Irani states “Like ‘cloud computing’ services more generally, AMT offered immediate, on-demand provisioning of computational power accessible through computer code. In this case, however, the computational power was human.” (721) Here, there is a clear parallel to the “ENIAC girls” described by Light, as they were first calculating ballistic projections by hand, and then by punch card programming. In both cases, the actual (human) labor behind the product is abstracted and hidden from view, with more attention and praise given to the interface (the ability to call MTurk in one’s code, the ENIAC computer itself). For computer scientists, such abstraction is highly praised, and is a quality to be admired. In the case of both Amazon’s Mechanical Turk, and the female computers and programmers of the ENIAC, it allows them to be rendered invisible and in many ways, stripped of their humanity– allowing for greater exploitation of labor.
For Mechanical Turk, a mechanism for promoting positive labor conditions (fair wages, worker protection, etc.) was not built in to the system. The human Turkers are equivalent to lines of code– they are “artificial artificial intelligence.” In a way, like the women who worked as computers, and then on the ENIAC project, they are substitutes for the ‘real thing.’ (true AI and men, respectively). Because the construction system already dehumanizes laborers, it is not surprising that they are paid in cents and have no workers rights. And like the ENIAC women, because they have been rendered invisible, they are given no credit for their labor. No software company will praise the thousands of Turkers who parsed data for their machine learning or computer vision algorithm.
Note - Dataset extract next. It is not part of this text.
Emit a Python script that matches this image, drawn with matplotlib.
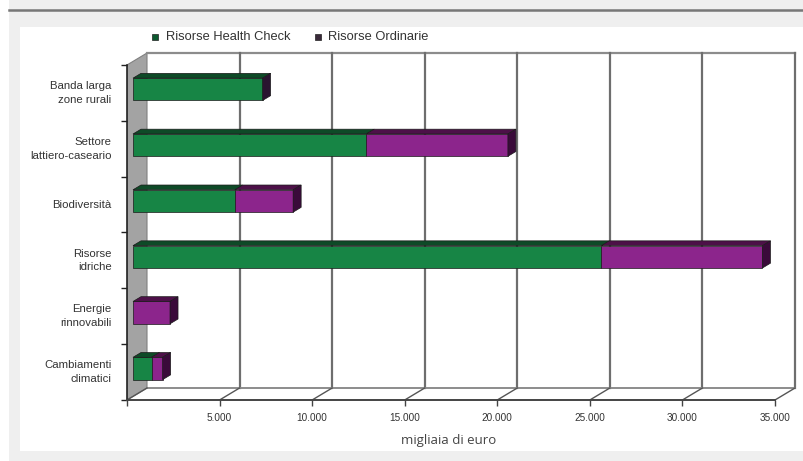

Unlike the narrative surrounding early computing, I don’t think that the issues that lie in Mechanical Turk are explicitly to do with gender– I don’t think Amazon would treat Turkers better, or allow for a better labor marketplace, if Turkers were primarily men. (Maybe that is reductive to say…) However, I do think that for both the women of computing, and the Turkers, there is an ascription of “low-level” (Light 482) work that allows for the laborers to be mistreated and removed from the product of their labor.
This originally was a ‘forum essay’ I submitted for my Cultures of Computing class, intended to be a brief response that bridged the topics of automation and gender in computing.
Irani, Lilly. 2015. “The Cultural Work of Microwork.” New Media & Society 17(5): 720–730.
Light, Jennifer. 1999. “When Computers Were Women.” Technology and Culture 40(3): 455– 483.